In their search for a cultural identity and narrative, the Russian people have followed a winding, convoluted path. From the westernization effort of Peter the Great to the revival of the ‘true’ Russian spirit of rural peasant culture, to the battle between the intelligentsia and the church and government, Russia has never been able to maintain a true identity. In their great experiment, the Soviets tried to manifest their own identity, but it ultimately proved weak and groundless. Twenty years after the fall of the Soviet Union, the modern nation of Russia is still struggling to define itself. The church has made a huge comeback, finding great support from the government and a significant portion of the population. It is seen as a part of that evasive concept of something that is ‘truly Russian’. The Russian people are again attending church in large numbers. While I was in Russia, I got a lot of support for wearing my baptismal crucifix; I felt that many of the Russians who reacted to this were pleased to see an American supporting the Orthodox Church.

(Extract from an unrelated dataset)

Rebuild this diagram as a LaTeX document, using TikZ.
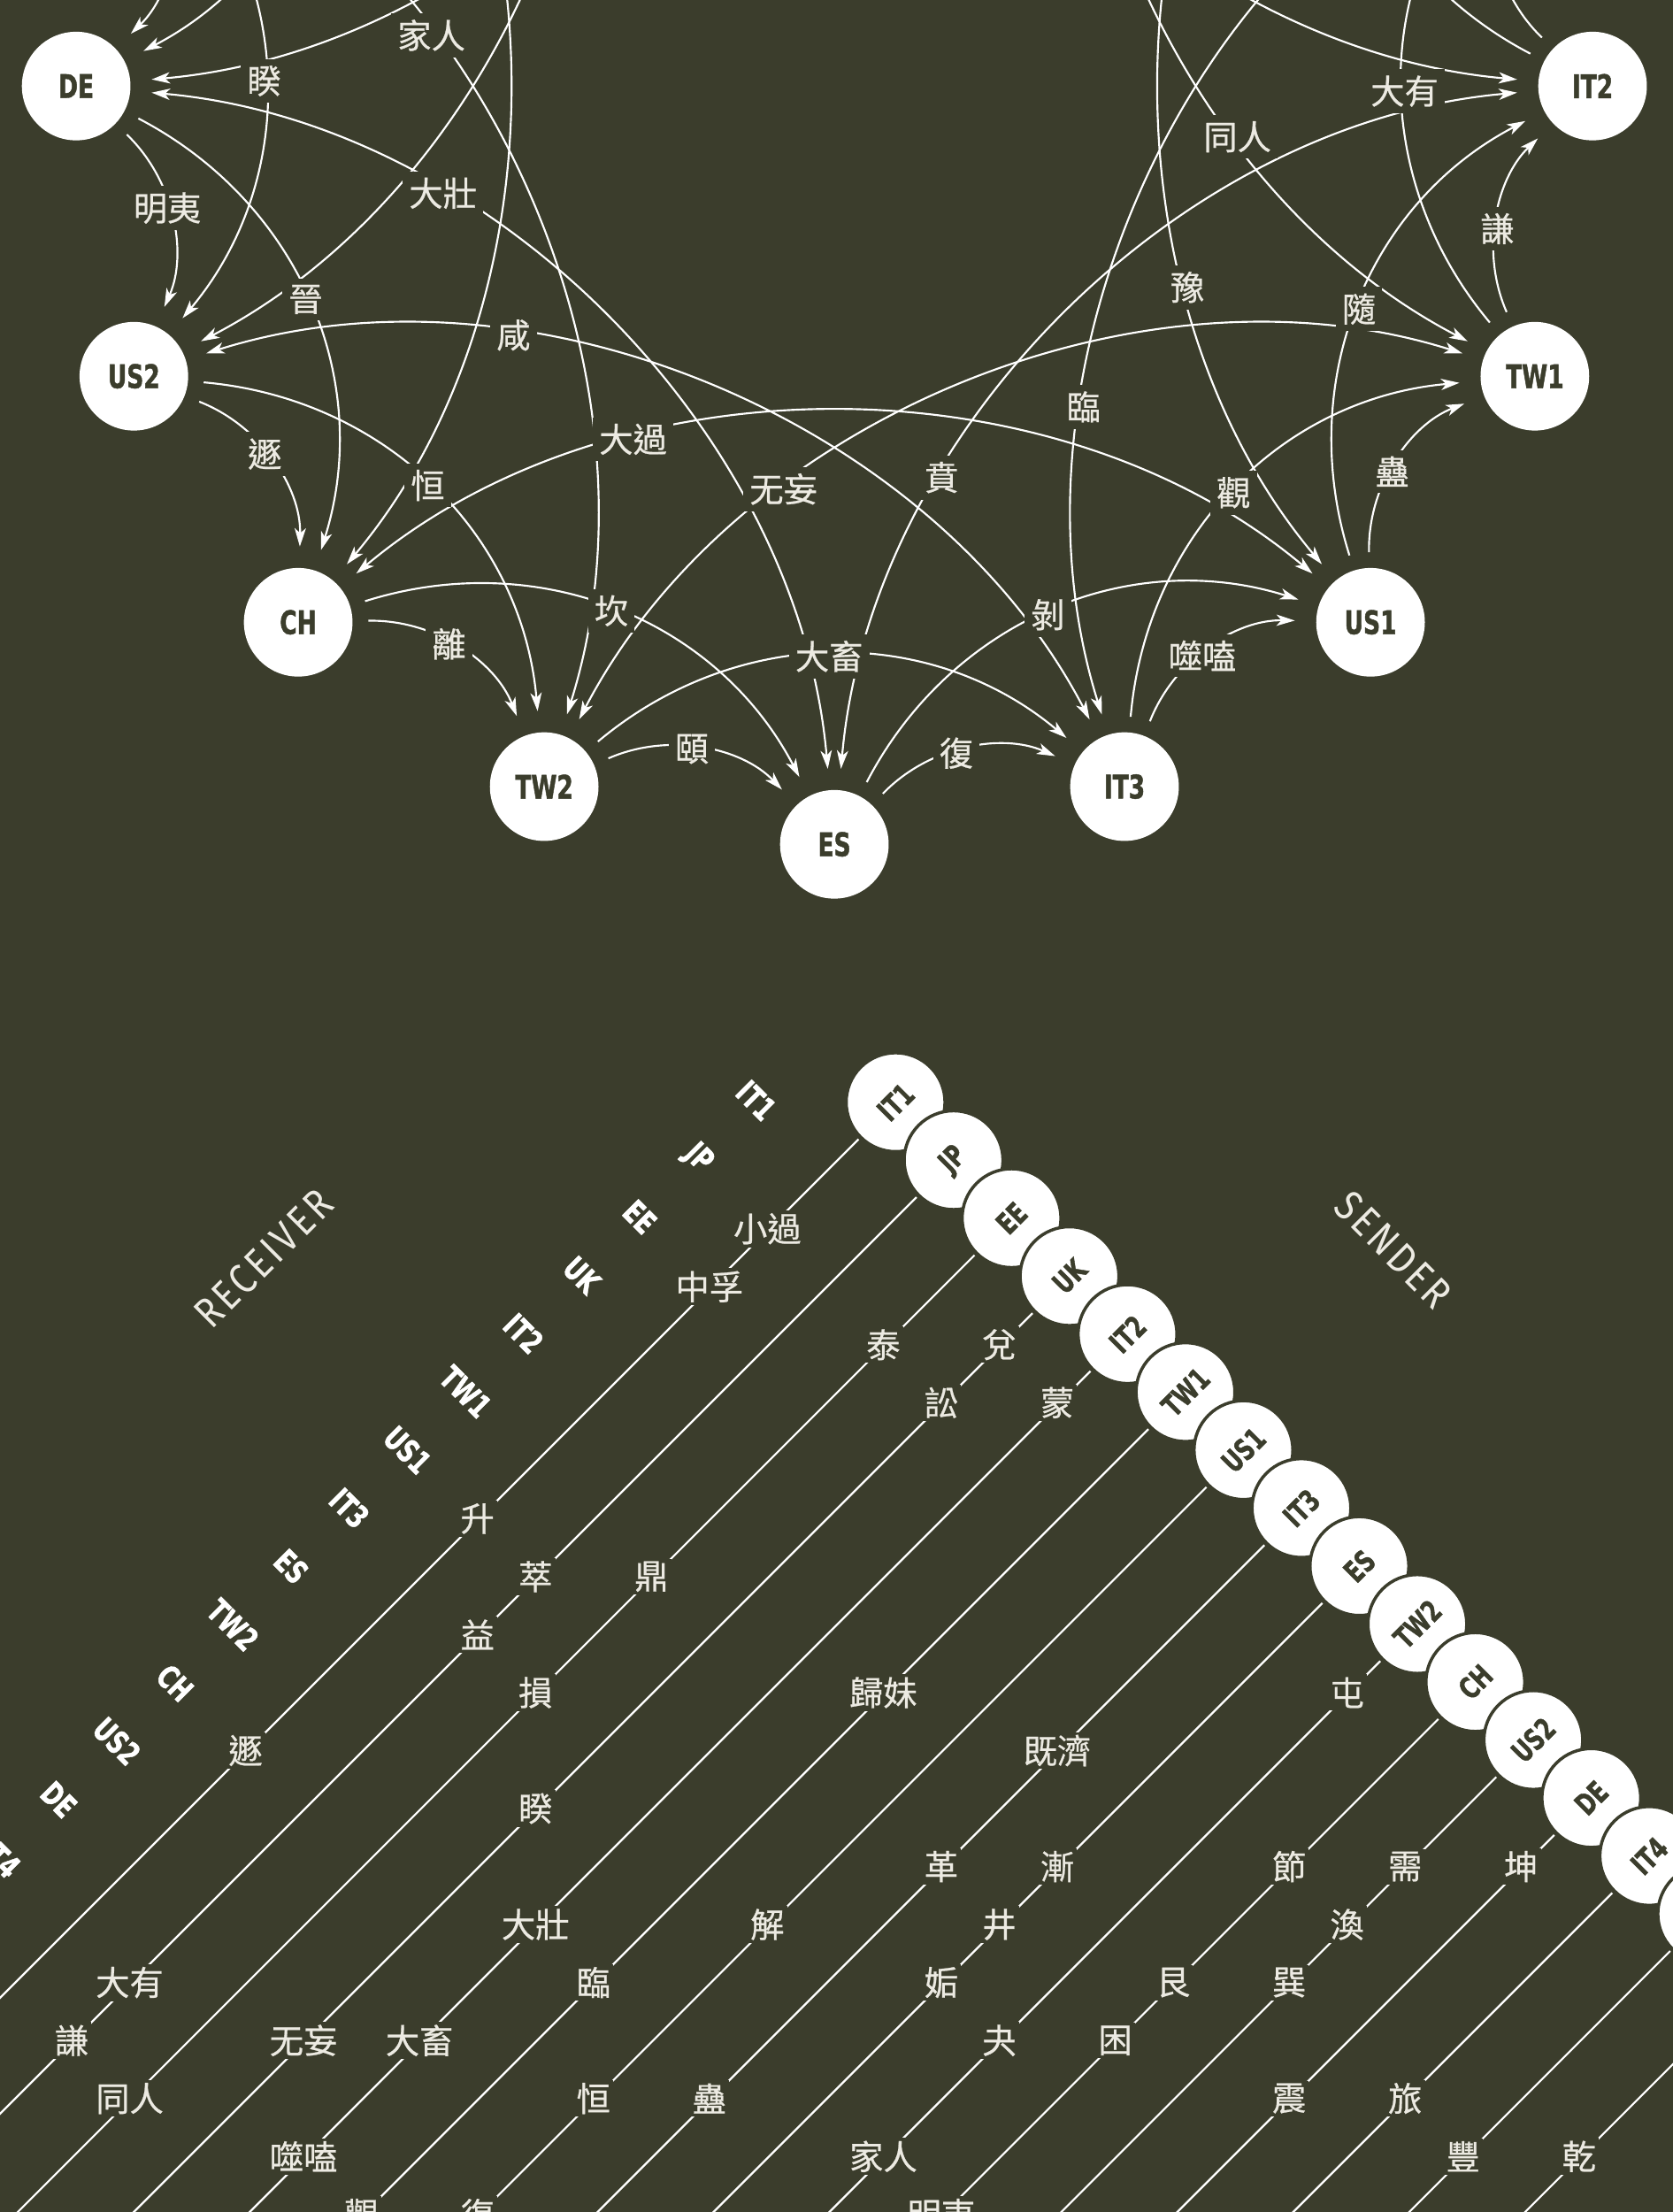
\documentclass[tikz,border=0pt]{standalone}
\usepackage{fontspec}
\newfontfamily\cjkfont{Noto Sans CJK TC}[FakeBold=0.6]
\newfontfamily\codefont{DejaVu Sans}[FakeStretch=0.72,FakeBold=1.2]
\newfontfamily\headfont{Fira Sans}[FakeStretch=0.85,LetterSpace=8]
\usetikzlibrary{calc,arrows.meta}
\definecolor{bgc}{RGB}{59,61,44}
\definecolor{ink}{RGB}{236,234,226}
\tikzset{
  myarr/.tip={Stealth[length=13pt,width=8pt,inset=3.5pt]},
  gnode/.style={circle,fill=white,inner sep=0pt,minimum size=77pt,text=bgc,
    font=\codefont\bfseries\fontsize{23}{23}\selectfont},
  gghost/.style={circle,inner sep=0pt,minimum size=77pt},
  gedge/.style={draw=white,line width=1.35pt,shorten <=11pt,shorten >=15pt,-{myarr}},
  gpair/.style={draw=white,line width=1.35pt,shorten <=15pt,shorten >=15pt,{myarr}-{myarr}},
  bendA/.style={bend left=35,looseness=1},
  bendB/.style={bend left=40,looseness=1.02},
  bendC/.style={bend right=40,looseness=0.93},
  hexlab/.style={fill=bgc,text=ink,inner sep=4.5pt,
    font=\cjkfont\fontsize{24}{24}\selectfont},
  mlab/.style={hexlab,inner sep=2pt},
  snode/.style={circle,fill=white,draw=bgc,line width=2.2pt,inner sep=0pt,
    minimum size=70pt,text=bgc,rotate=45,
    font=\codefont\bfseries\fontsize{21}{21}\selectfont},
  rlab/.style={text=white,rotate=-45,inner sep=0pt,
    font=\codefont\bfseries\fontsize{22.5}{22.5}\selectfont},
  mline/.style={draw=white,line width=1.4pt,shorten <=1pt},
  headlab/.style={text=ink,inner sep=0pt,font=\headfont\fontsize{30}{30}\selectfont},
}
\begin{document}
\begin{tikzpicture}[x=1pt,y=-1pt]
\fill[bgc] (0,0) rectangle (1186,1568);
\path[use as bounding box] (0,0) rectangle (1186,1568);
\begin{scope}
\clip (0,0) rectangle (1186,1568);

% ---------------- network (upper part) ----------------
\node[gnode] (gIT2) at (1129.0,61.0) {IT2};
\node[gnode] (gTW1) at (1088.1,266.7) {TW1};
\node[gnode] (gUS1) at (971.6,441.1) {US1};
\node[gnode] (gIT3) at (797.2,557.6) {IT3};
\node[gnode] (gES) at (591.5,598.5) {ES};
\node[gnode] (gTW2) at (385.8,557.6) {TW2};
\node[gnode] (gCH) at (211.4,441.1) {CH};
\node[gnode] (gUS2) at (94.9,266.7) {US2};
\node[gnode] (gDE) at (54.0,61.0) {DE};
\node[gghost] (gIT4) at (94.9,-144.7) {};
\node[gghost] (gN14) at (211.4,-319.1) {};
\node[gghost] (gN15) at (385.8,-435.6) {};
\node[gghost] (gIT1) at (591.5,-476.5) {};
\node[gghost] (gJP) at (797.2,-435.6) {};
\node[gghost] (gEE) at (971.6,-319.1) {};
\node[gghost] (gUK) at (1088.1,-144.7) {};

% neighbours
\draw[gedge] (gTW1) to[bendA] coordinate[pos=.45] (h15) (gIT2);
\draw[gedge] (gUS1) to[bendA] coordinate[pos=.45] (h18) (gTW1);
\draw[gedge] (gIT3) to[bendA] coordinate[pos=.45] (h21) (gUS1);
\draw[gedge] (gES) to[bendA] coordinate[pos=.45] (h24) (gIT3);
\draw[gedge] (gTW2) to[bendA] coordinate[pos=.45] (h27) (gES);
\draw[gedge] (gCH) to[bendA] coordinate[pos=.45] (h30) (gTW2);
\draw[gedge] (gUS2) to[bendA] coordinate[pos=.45] (h33) (gCH);
\draw[gedge] (gDE) to[bendA] coordinate[pos=.45] (h36) (gUS2);
\draw[gedge] (gIT4) to[bendA] (gDE);
\draw[gedge] (gIT2) to[bendA] (gUK);
% two steps
\draw[gedge] (gTW1) to[bendB] coordinate[pos=.49] (h14) (gUK);
\draw[gedge] (gUS1) to[bendB] coordinate[pos=.49] (h17) (gIT2);
\draw[gedge] (gIT3) to[bendB] coordinate[pos=.49] (h20) (gTW1);
\draw[gedge] (gES) to[bendB] coordinate[pos=.49] (h23) (gUS1);
\draw[gedge] (gTW2) to[bendB] coordinate[pos=.49] (h26) (gIT3);
\draw[gedge] (gCH) to[bendB] coordinate[pos=.49] (h29) (gES);
\draw[gedge] (gUS2) to[bendB] coordinate[pos=.49] (h32) (gTW2);
\draw[gedge] (gDE) to[bendB] coordinate[pos=.49] (h35) (gCH);
\draw[gedge] (gIT4) to[bendB] coordinate[pos=.49] (h38) (gUS2);
\draw[gedge] (gN14) to[bendB] (gDE);
\draw[gedge] (gIT2) to[bendB] (gEE);
% four steps, both ways
\draw[gpair] (gJP) to[bendC] coordinate[pos=.69] (h13) (gTW1);
\draw[gpair] (gEE) to[bendC] coordinate[pos=.69] (h16) (gUS1);
\draw[gpair] (gUK) to[bendC] coordinate[pos=.69] (h19) (gIT3);
\draw[gpair] (gIT2) to[bendC] coordinate[pos=.69] (h22) (gES);
\draw[gpair] (gTW1) to[bendC] coordinate[pos=.69] (h25) (gTW2);
\draw[gpair] (gUS1) to[bendC] coordinate[pos=.69] (h28) (gCH);
\draw[gpair] (gIT3) to[bendC] coordinate[pos=.69] (h31) (gUS2);
\draw[gpair] (gES) to[bendC] coordinate[pos=.69] (h34) (gDE);
\draw[gpair] (gTW2) to[bendC] coordinate[pos=.69] (h37) (gIT4);
\draw[gpair] (gCH) to[bendC] (gN14);
\draw[gpair] (gUS2) to[bendC] (gN15);
\draw[gpair] (gDE) to[bendC] (gIT1);
\draw[gpair] (gIT1) to[bendC] (gIT2);

% labels
\node[hexlab] (t13) at (h13) {同人};
\node[hexlab] (t14) at (h14) {大有};
\node[hexlab] (t15) at (h15) {謙};
\node[hexlab] (t16) at (h16) {豫};
\node[hexlab] (t17) at (h17) {隨};
\node[hexlab] (t18) at (h18) {蠱};
\node[hexlab] (t19) at (h19) {臨};
\node[hexlab] (t20) at (h20) {觀};
\node[hexlab] (t21) at (h21) {噬嗑};
\node[hexlab] (t22) at (h22) {賁};
\node[hexlab] (t23) at (h23) {剝};
\node[hexlab] (t24) at (h24) {復};
\node[hexlab] (t25) at (h25) {无妄};
\node[hexlab] (t26) at (h26) {大畜};
\node[hexlab] (t27) at (h27) {頤};
\node[hexlab] (t28) at (h28) {大過};
\node[hexlab] (t29) at (h29) {坎};
\node[hexlab] (t30) at (h30) {離};
\node[hexlab] (t31) at (h31) {咸};
\node[hexlab] (t32) at (h32) {恒};
\node[hexlab] (t33) at (h33) {遯};
\node[hexlab] (t34) at (h34) {大壯};
\node[hexlab] (t35) at (h35) {晉};
\node[hexlab] (t36) at (h36) {明夷};
\node[hexlab] (t37) at (h37) {家人};
\node[hexlab] (t38) at (h38) {睽};

% ---------------- matrix (lower part) ----------------
\node[snode] (sIT1) at (634.9,781.3) {IT1};
\node[snode] (sJP) at (676.0,822.4) {JP};
\node[snode] (sEE) at (717.1,863.5) {EE};
\node[snode] (sUK) at (758.2,904.6) {UK};
\node[snode] (sIT2) at (799.3,945.7) {IT2};
\node[snode] (sTW1) at (840.4,986.8) {TW1};
\node[snode] (sUS1) at (881.5,1027.9) {US1};
\node[snode] (sIT3) at (922.6,1069.0) {IT3};
\node[snode] (sES) at (963.7,1110.1) {ES};
\node[snode] (sTW2) at (1004.8,1151.2) {TW2};
\node[snode] (sCH) at (1045.9,1192.3) {CH};
\node[snode] (sUS2) at (1087.0,1233.4) {US2};
\node[snode] (sDE) at (1128.1,1274.5) {DE};
\node[snode] (sIT4) at (1169.2,1315.6) {IT4};
\node[snode] (sN14) at (1210.3,1356.7) {};
\node[snode] (sN15) at (1251.4,1397.8) {};

\foreach \s in {IT1,JP,EE,UK,IT2,TW1,US1,IT3,ES,TW2,CH,US2,DE,IT4,N14,N15}{
  \coordinate (e\s) at ($(s\s)+(-1400,1400)$);
  \draw[mline] (s\s) -- (e\s);
}

\node[mlab] (m01) at (544,871) {小過};
\node[mlab] (m02) at (502.9,912.1) {中孚};
\node[mlab] (m03) at (626.2,953.2) {泰};
\node[mlab] (m04) at (708.4,953.2) {兌};
\node[mlab] (m05) at (667.3,994.3) {訟};
\node[mlab] (m06) at (749.5,994.3) {蒙};
\node[mlab] (m07) at (338.5,1076.5) {升};
\node[mlab] (m08) at (379.6,1117.6) {萃};
\node[mlab] (m09) at (461.8,1117.6) {鼎};
\node[mlab] (m10) at (338.5,1158.7) {益};
\node[mlab] (m11) at (379.6,1199.8) {損};
\node[mlab] (m12) at (626.2,1199.8) {歸妹};
\node[mlab] (m13) at (955,1199.8) {屯};
\node[mlab] (m14) at (174.1,1240.9) {遯};
\node[mlab] (m15) at (749.5,1240.9) {既濟};
\node[mlab] (m16) at (379.6,1282) {睽};
\node[mlab] (m17) at (667.3,1323.1) {革};
\node[mlab] (m18) at (749.5,1323.1) {漸};
\node[mlab] (m19) at (913.9,1323.1) {節};
\node[mlab] (m20) at (996.1,1323.1) {需};
\node[mlab] (m21) at (1078.3,1323.1) {坤};
\node[mlab] (m22) at (379.6,1364.2) {大壯};
\node[mlab] (m23) at (544,1364.2) {解};
\node[mlab] (m24) at (708.4,1364.2) {井};
\node[mlab] (m25) at (955,1364.2) {渙};
\node[mlab] (m26) at (91.9,1405.3) {大有};
\node[mlab] (m27) at (420.7,1405.3) {臨};
\node[mlab] (m28) at (667.3,1405.3) {姤};
\node[mlab] (m29) at (831.7,1405.3) {艮};
\node[mlab] (m30) at (913.9,1405.3) {巽};
\node[mlab] (m31) at (50.8,1446.4) {謙};
\node[mlab] (m32) at (215.2,1446.4) {无妄};
\node[mlab] (m33) at (297.4,1446.4) {大畜};
\node[mlab] (m34) at (708.4,1446.4) {夬};
\node[mlab] (m35) at (790.6,1446.4) {困};
\node[mlab] (m36) at (91.9,1487.5) {同人};
\node[mlab] (m37) at (420.7,1487.5) {恒};
\node[mlab] (m38) at (502.9,1487.5) {蠱};
\node[mlab] (m39) at (913.9,1487.5) {震};
\node[mlab] (m40) at (996.1,1487.5) {旅};
\node[mlab] (m41) at (215.2,1528.6) {噬嗑};
\node[mlab] (m42) at (626.2,1528.6) {家人};
\node[mlab] (m43) at (1037.2,1528.6) {豐};
\node[mlab] (m44) at (1119.4,1528.6) {乾};
\node[mlab] (m45) at (256.3,1569.7) {觀};
\node[mlab] (m46) at (338.5,1569.7) {復};
\node[mlab] (m47) at (667.3,1569.7) {明夷};

\node[rlab] (rIT1) at (536,780) {IT1};
\node[rlab] (rJP) at (494.8,821.3) {JP};
\node[rlab] (rEE) at (453.6,862.6) {EE};
\node[rlab] (rUK) at (412.4,903.9) {UK};
\node[rlab] (rIT2) at (371.2,945.2) {IT2};
\node[rlab] (rTW1) at (330,986.5) {TW1};
\node[rlab] (rUS1) at (288.8,1027.8) {US1};
\node[rlab] (rIT3) at (247.6,1069.1) {IT3};
\node[rlab] (rES) at (206.4,1110.4) {ES};
\node[rlab] (rTW2) at (165.2,1151.7) {TW2};
\node[rlab] (rCH) at (124,1193) {CH};
\node[rlab] (rUS2) at (82.8,1234.3) {US2};
\node[rlab] (rDE) at (41.6,1275.6) {DE};
\node[rlab] (rIT4) at (0.4,1316.9) {IT4};

\node[headlab,rotate=45] (hRecv) at (187,892) {RECEIVER};
\node[headlab,rotate=-45] (hSend) at (988,886) {SENDER};
\end{scope}
\end{tikzpicture}
\end{document}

Although widespread support for the church is returning, it is certainly presenting itself in a contradictory manner. Russia wishes to present itself as a progressive, modern democracy, yet it steadfastly suppresses the gay community and carries out clearly partisan attacks on Putin’s challengers (most notably the recent actions against Alexei Navalny). It is worth noting that the church is one of the main proponents of the anti-gay stance that has been taken by the government. Clearly, Russia has not yet discovered its own cultural identity, and it is hard to see that happening any time in the near future. Russia’s cultural narrative may very well be a perpetual search for one.